Function to transform and save the result data from inference.

Parameters

result_data – data resulting from inference
output_path – string as the path to save the transformed data
study_type – the studyType object if known

Returns

Void

__init__(): Inits the class with logger object.

class cim_application_sdk.cim_response_status.CimMsgStatus

Status of inference request processing.

ATTIS_NOT_REACHABLE = 'ATTIS_NOT_REACHABLE'

COMPLETE_SUCCESS = 'COMPLETE_SUCCESS'

EXECUTING = 'EXECUTING'

INFERENCE_FAILED = 'INFERENCE_FAILED'

INPUT_FILES_MISSING = 'INPUT_FILES_MISSING'

INSUFFICIENT_STORAGE = 'INSUFFICIENT_STORAGE'

INTERNAL_ERROR = 'INTERNAL_ERROR'

INVALID_APP_REFERENCE = 'INVALID_APP_REFERENCE'

INVALID_MESSAGE = 'INVALID_MESSAGE'

INVALID_MODEL_REFERENCE = 'INVALID_MODEL_REFERENCE'

INVALID_REQUEST = 'INVALID_REQUEST'

INVALID_STUDY_TYPE = 'INVALID_STUDY_TYPE'

POST_PROCESSING_ERROR = 'POSTPROCESSING_ERROR'

PRE_PROCESSING_ERROR = 'PREPROCESSING_ERROR'

RECEIVED = 'RECEIVED'

SERVICE_UNAVAILABLE = 'SERVICE_UNAVAILABLE'

TIMEOUT = 'TIMEOUT'

UNKNOWN_ERROR_RETRYING = 'UNKNOWN_ERROR_RETRYING'

UNPROCESSABLE_ENTITY = 'UNPROCESSABLE_ENTITY'

class cim_application_sdk.cim_response_status.RequestStatus

Processing status of an inference request, IN_PROGRESS|COMPLETED.

COMPLETED = 'COMPLETED'

IN_PROGRESS = 'IN_PROGRESS'

exception cim_application_sdk.exceptions.CimException: There was an ambiguous exception that occurred in Clara Inference SDK.
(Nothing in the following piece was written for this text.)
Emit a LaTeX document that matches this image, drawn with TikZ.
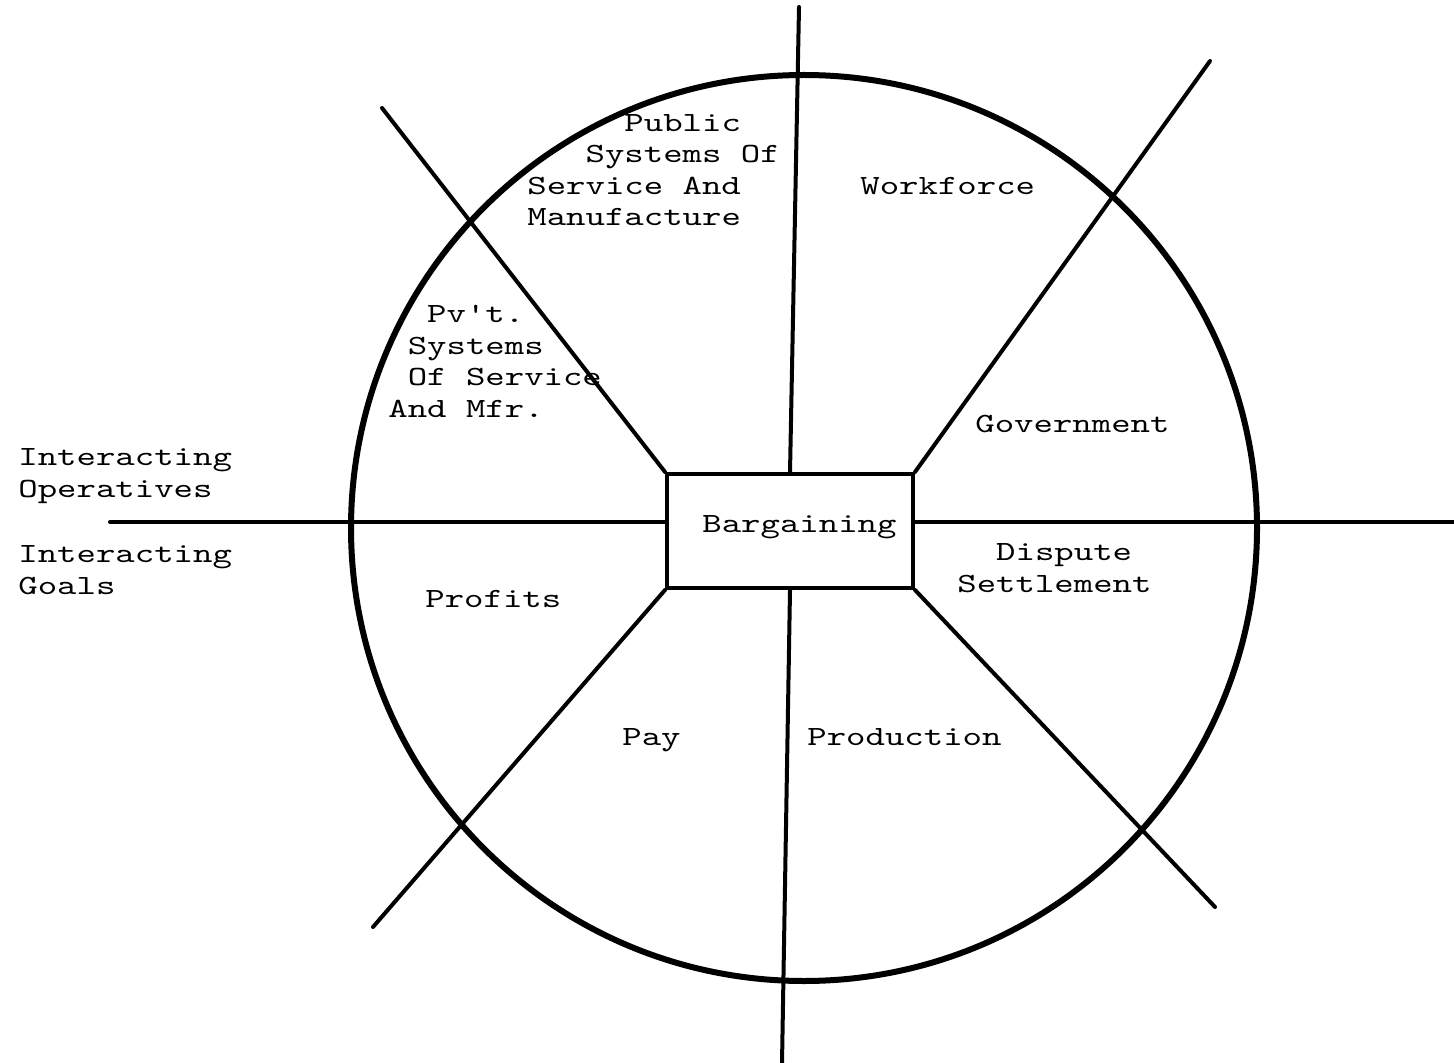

exception cim_application_sdk.exceptions.InferenceServerNotProvidedEx: TensorRT Inference server URL is not provided.

exception cim_application_sdk.exceptions.InvalidRequestMessageEx: Request message not valid and cannot be parsed by Clara Inference SDK.

exception cim_application_sdk.exceptions.InvalidStartupArgsEx: Invalid start up arguments passed to Clara Inference SDK.

exception cim_application_sdk.exceptions.ModelNameNotProvidedEx: The model name is not provided.

exception cim_application_sdk.exceptions.ModelNotAvailableEx: The model or model status is not available on the inference server.